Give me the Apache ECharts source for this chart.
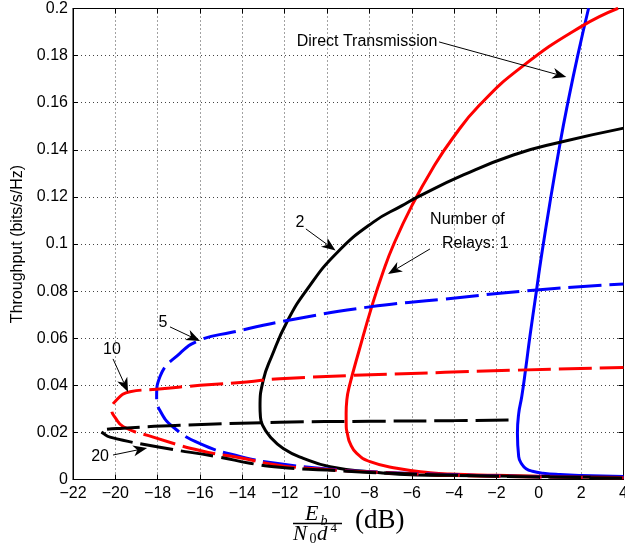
<!DOCTYPE html>
<html>
<head>
<meta charset="utf-8">
<script src="https://cdn.jsdelivr.net/npm/echarts@6/dist/echarts.min.js"></script>
<style>
html,body{margin:0;padding:0;background:#fff;overflow:hidden;}
#chart{width:625px;height:548px;}
</style>
</head>
<body>
<div id="chart"></div>
<script>
// ---- axis settings ----
const xMin = -22, xMax = 4, xStep = 2;
const yMin = 0, yMax = 0.2, yStep = 0.02;

// ---- series data: [Eb/N0d^4 (dB), throughput] ordered along each curve ----
const directTx = [[4,0.0013],[2,0.0017],[1,0.0021],[0.2,0.0027],[-0.3,0.0035],[-0.6,0.0046],[-0.8,0.0065],[-0.95,0.0097],[-1.01,0.0196],[-0.95,0.028],[-0.805,0.0352],[-0.62,0.047],[-0.422,0.0606],[-0.106,0.0805],[0.097,0.0932],[0.508,0.1166],[1.018,0.1434],[1.349,0.159],[1.845,0.1803],[2.351,0.2001]];
const relays1 = [[4,0.0008],[2,0.0011],[0,0.0014],[-2,0.0018],[-4.193,0.0023],[-5.137,0.0029],[-6.71,0.0048],[-7.971,0.0076],[-8.599,0.0111],[-8.916,0.0154],[-9.043,0.0196],[-9.095,0.0224],[-9.1,0.028],[-9.067,0.0338],[-8.953,0.0394],[-8.481,0.055],[-7.89,0.0734],[-7.376,0.0876],[-6.842,0.1001],[-5.977,0.1166],[-5.014,0.1321],[-4.069,0.1449],[-2.798,0.159],[-0.79,0.1753],[1.996,0.1923],[3.744,0.2001]];
const relays2 = [[4,0.0009],[2,0.0011],[0,0.0013],[-2,0.0015],[-4,0.0017],[-5.77,0.0019],[-7.97,0.0033],[-9.86,0.0054],[-11.12,0.009],[-12.07,0.0132],[-12.69,0.0182],[-13.05,0.0231],[-13.15,0.027],[-13.167,0.0309],[-13.011,0.0423],[-12.624,0.0521],[-11.891,0.067],[-10.961,0.0805],[-9.544,0.0962],[-7.815,0.1093],[-6.459,0.1163],[-5.689,0.1201],[-3.563,0.1293],[-1.202,0.1378],[1.004,0.1432],[4.013,0.1492]];
const relays5 = [[4,0.0008],[0,0.0012],[-4,0.002],[-8,0.0033],[-10,0.0045],[-12.24,0.0067],[-14.12,0.0098],[-16.0,0.0152],[-17.27,0.0223],[-17.9,0.0294],[-18.05,0.035],[-17.89,0.0437],[-16.95,0.0536],[-16.0,0.0592],[-14.5,0.0625],[-11.75,0.0677],[-7.99,0.0733],[-4.58,0.0765],[-0.1,0.0805],[4,0.083]];
const relays10 = [[4,0.0007],[0,0.0011],[-4,0.0018],[-8,0.0032],[-10,0.0042],[-12.24,0.006],[-14.12,0.0092],[-16.0,0.0123],[-18.21,0.018],[-19.62,0.0224],[-19.99,0.0261],[-20.17,0.0295],[-20.02,0.033],[-19.31,0.0373],[-18.05,0.0383],[-16.0,0.040],[-13.8,0.0414],[-12.24,0.0428],[-4.43,0.0455],[4,0.0476]];
const relays20 = [[-1.43,0.0253],[-4,0.025],[-8,0.0247],[-12.24,0.0243],[-16.95,0.023],[-19.63,0.0218],[-20.5,0.0212],[-20.7,0.0205],[-20.6,0.0198],[-20.25,0.018],[-17.9,0.0137],[-15.07,0.0095],[-13.64,0.0069],[-12.24,0.0052],[-10.02,0.004],[-8,0.003],[-4,0.0018],[0,0.0011],[4,0.0006]];

// ---- annotations (data coordinates) ----
const annoTexts = [
  {t:'Direct Transmission', p:[-8.11,0.1858]},
  {t:'Number of', p:[-3.37,0.1102]},
  {t:'Relays: 1', p:[-3.0,0.1]},
  {t:'2', p:[-11.28,0.1093]},
  {t:'5', p:[-17.75,0.0665]},
  {t:'10', p:[-20.16,0.055]},
  {t:'20', p:[-20.72,0.0096]}
];
const annoArrows = [
  {from:[-4.71,0.1858], to:[1.3,0.1709]},
  {from:[-5.14,0.0979], to:[-7.12,0.0873]},
  {from:[-11.0,0.1064], to:[-9.6,0.0972]},
  {from:[-17.42,0.0648], to:[-16.0,0.0588]},
  {from:[-20.11,0.0512], to:[-19.4,0.0372]},
  {from:[-20.11,0.0104], to:[-18.5,0.0134]}
];

const chart = echarts.init(document.getElementById('chart'), null, {renderer:'canvas', width:625, height:548});
const FONT = 'Liberation Sans, Arial, Helvetica, sans-serif';
const SERIF = 'Liberation Serif, Times New Roman, serif';
const gridLine = {show:true, lineStyle:{color:'#444', width:1, type:[1,3]}};

function lineSeries(name, data, color, dashed, z){
  return {
    name, type:'line', data, showSymbol:false, symbol:'none', smooth:0.5,
    lineStyle:{color, width:3, type: dashed ? [33,8] : 'solid', cap:'butt', join:'round'},
    z, animation:false
  };
}

const option = {
  animation:false,
  backgroundColor:'#fff',
  grid:{left:73, right:1.5, top:8.5, bottom:68.5, show:true, borderColor:'#000', borderWidth:1,
        containLabel:false, outerBoundsMode:'none'},
  xAxis:[{
    type:'value', min:xMin, max:xMax, interval:xStep,
    axisLine:{show:true, onZero:false, lineStyle:{color:'#000', width:1}},
    axisTick:{show:true, inside:true, length:5, lineStyle:{color:'#000'}},
    axisLabel:{color:'#000', fontFamily:FONT, fontSize:16, margin:6, hideOverlap:false,
      formatter:v=>String(v).replace('-', '\u2212')},
    splitLine:gridLine
  },{
    type:'value', position:'top', min:xMin, max:xMax, interval:xStep,
    axisLine:{show:true, onZero:false, lineStyle:{color:'#000'}},
    axisTick:{show:true, inside:true, length:5, lineStyle:{color:'#000'}},
    axisLabel:{show:false}, splitLine:{show:false}
  }],
  yAxis:[{
    type:'value', min:yMin, max:yMax, interval:yStep,
    name:'Throughput (bits/s/Hz)', nameLocation:'middle', nameGap:38,
    nameTextStyle:{color:'#000', fontFamily:FONT, fontSize:16},
    axisLine:{show:true, onZero:false, lineStyle:{color:'#000', width:1}},
    axisTick:{show:true, inside:true, length:5, lineStyle:{color:'#000'}},
    axisLabel:{color:'#000', fontFamily:FONT, fontSize:16, margin:5},
    splitLine:gridLine
  },{
    type:'value', position:'right', min:yMin, max:yMax, interval:yStep,
    axisLine:{show:true, onZero:false, lineStyle:{color:'#000'}},
    axisTick:{show:true, inside:true, length:5, lineStyle:{color:'#000'}},
    axisLabel:{show:false}, splitLine:{show:false}
  }],
  series:[
    lineSeries('Direct', directTx, '#0000ff', false, 2),
    lineSeries('1 relay', relays1, '#ff0000', false, 2),
    lineSeries('2 relays', relays2, '#000000', false, 2),
    lineSeries('5 relays', relays5, '#0000ff', true, 3),
    lineSeries('10 relays', relays10, '#ff0000', true, 3),
    lineSeries('20 relays', relays20, '#000000', true, 3)
  ]
};
chart.setOption(option);

// ---- build annotations and axis title in pixel space ----
const px = p => chart.convertToPixel({xAxisIndex:0, yAxisIndex:0}, p);
const graphics = [];
annoTexts.forEach(a=>{
  const q = px(a.p);
  graphics.push({type:'text', x:q[0], y:q[1], z:10,
    style:{text:a.t, fill:'#000', font:'16px '+FONT, textAlign:'center', textVerticalAlign:'middle'}});
});
annoArrows.forEach(a=>{
  const s = px(a.from), e = px(a.to);
  const dx = e[0]-s[0], dy = e[1]-s[1], len = Math.hypot(dx,dy);
  const ux = dx/len, uy = dy/len, nx = -uy, ny = ux;
  const L = 14, W = 5.5, N = 4;
  graphics.push({type:'line', z:10, shape:{x1:s[0], y1:s[1], x2:e[0]-ux*(L-N), y2:e[1]-uy*(L-N)},
    style:{stroke:'#000', lineWidth:1}});
  graphics.push({type:'polygon', z:10, shape:{points:[
    [e[0], e[1]],
    [e[0]-ux*L+nx*W, e[1]-uy*L+ny*W],
    [e[0]-ux*(L-N), e[1]-uy*(L-N)],
    [e[0]-ux*L-nx*W, e[1]-uy*L-ny*W]
  ]}, style:{fill:'#000'}});
});
// x-axis title: Eb / (N0 d^4) (dB)
const tx = (text, x, y, size, italic, align) => ({type:'text', x, y, z:10,
  style:{text, fill:'#000', font:(italic?'italic ':'')+size+'px '+SERIF, textAlign:align||'left', textVerticalAlign:'middle'}});
graphics.push(tx('E', 305, 514, 22, true));
graphics.push(tx('b', 320.5, 521, 14, true));
graphics.push({type:'line', z:10, shape:{x1:293, y1:523.5, x2:342, y2:523.5}, style:{stroke:'#000', lineWidth:1.3}});
graphics.push(tx('N', 293, 534.5, 21, true));
graphics.push(tx('0', 309.5, 539.5, 14, false));
graphics.push(tx('d', 317, 534, 21, true));
graphics.push(tx('4', 330.5, 529, 13, false));
graphics.push(tx('(dB)', 355, 521, 27, false));
chart.setOption({graphic:graphics});
</script>
</body>
</html>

*****

» What to do:
Your task is to return the lines above, from the first one up to and including the line containing "const yMin = 0, yMax = 0.2, yStep = 0.02;", minus any pictures.

» Correct answer:
Give me the Apache ECharts source for this chart.
<!DOCTYPE html>
<html>
<head>
<meta charset="utf-8">
<script src="https://cdn.jsdelivr.net/npm/echarts@6/dist/echarts.min.js"></script>
<style>
html,body{margin:0;padding:0;background:#fff;overflow:hidden;}
#chart{width:625px;height:548px;}
</style>
</head>
<body>
<div id="chart"></div>
<script>
// ---- axis settings ----
const xMin = -22, xMax = 4, xStep = 2;
const yMin = 0, yMax = 0.2, yStep = 0.02;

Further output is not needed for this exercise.